The immediate challenge is to enhance the counterterrorism capability of local law-enforcement institutions. While police pay has been improved, repeated attacks on Lahore, Punjab’s capital and Pakistan’s second largest city, demonstrate that the force remains unable to thwart attacks. Part of the answer lies in better training and equipment; the rest in making the best use of existing resources. “A real crackdown would mean arresting those terrorists who are providing the logistics, the hideouts and the madrasah recruits,” says Rana. “To do that, the police need to have better coordination with the intelligence agencies.”

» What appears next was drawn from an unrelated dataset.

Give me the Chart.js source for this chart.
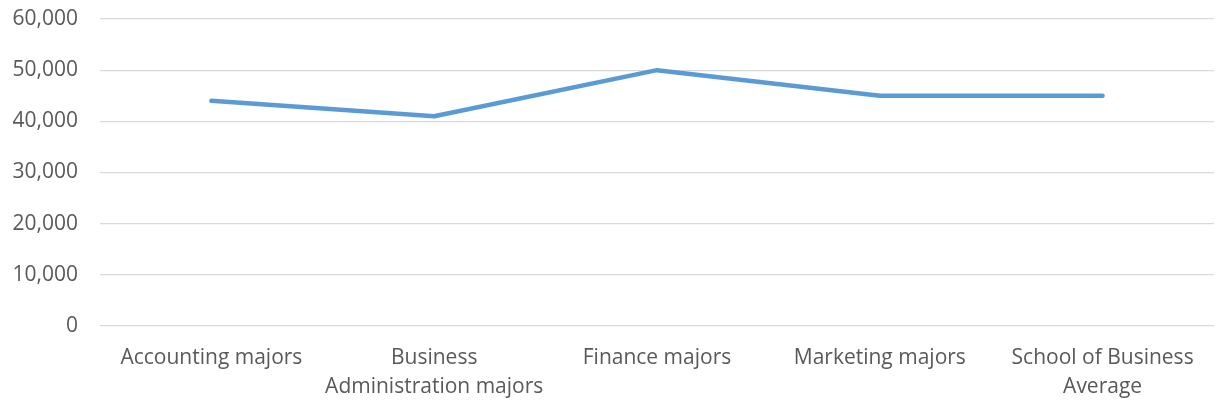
<!DOCTYPE html>
<html>
<head>
<meta charset="utf-8">
<script src="https://cdn.jsdelivr.net/npm/chart.js@4"></script>
<style>
  html, body { margin: 0; padding: 0; background: #fff; }
  #wrap { width: 1217px; height: 411px; }
</style>
</head>
<body>
<div id="wrap"><canvas id="salaryChart" width="1217" height="411"></canvas></div>
<script>
// Starting salary by major
const majors = [
  "Accounting majors",
  ["Business", "Administration majors"],
  "Finance majors",
  "Marketing majors",
  ["School of Business", "Average"]
];
const salaries = [44000, 41000, 50000, 45000, 45000];

// y axis range
const yMin = 0;
const yMax = 60000;
const yStep = 10000;

const textColor = "#595959";
const gridColor = "#d9d9d9";

window.onload = function () {
  new Chart(document.getElementById("salaryChart"), {
    type: "line",
    data: {
      labels: majors,
      datasets: [
        {
          label: "Salary",
          data: salaries,
          borderColor: "#5b9bd5",
          borderWidth: 4.5,
          borderCapStyle: "round",
          borderJoinStyle: "round",
          pointRadius: 0,
          tension: 0,
          fill: false
        }
      ]
    },
    options: {
      responsive: false,
      animation: false,
      layout: { padding: { top: 19, right: 3, left: 0, bottom: 0 } },
      plugins: {
        legend: { display: false },
        tooltip: { enabled: false }
      },
      scales: {
        x: {
          offset: true,
          grid: { display: false, drawTicks: false },
          border: { display: false },
          ticks: {
            color: textColor,
            font: { family: "'Open Sans'", size: 21, lineHeight: 1.38 },
            padding: 18,
            maxRotation: 0,
            autoSkip: false
          },
          afterFit: function (scale) {
            scale.height = 85;
            scale.paddingLeft = 0;
            scale.paddingRight = 0;
          }
        },
        y: {
          min: yMin,
          max: yMax,
          grid: { color: gridColor, lineWidth: 1.3, drawTicks: false },
          border: { display: false },
          ticks: {
            stepSize: yStep,
            color: textColor,
            font: { family: "'Open Sans'", size: 21 },
            padding: 22,
            callback: function (v) { return v.toLocaleString("en-US"); }
          },
          afterFit: function (scale) {
            scale.width = 100;
            scale.paddingTop = 0;
            scale.paddingBottom = 0;
          }
        }
      }
    }
  });
};
</script>
</body>
</html>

Institutional weakness is also clear in the judicial system, which often results in the release of arrested terror suspects. “The law-enforcement authorities will have to do a lot of work to make sure that the evidence is there to be able to prosecute them,” says Rana. Those steps are important not just in ensuring justice is done, but also in giving the police the confidence to take on the militants. “If a police officer is afraid that the militants will be let off the hook and take revenge, who is going to have the confidence to stand up to them?” says a senior Punjab official, speaking on condition of anonymity. “You have to make sure they stay behind bars, or go for extrajudicial killings and hope for the best. Right now, neither is happening.”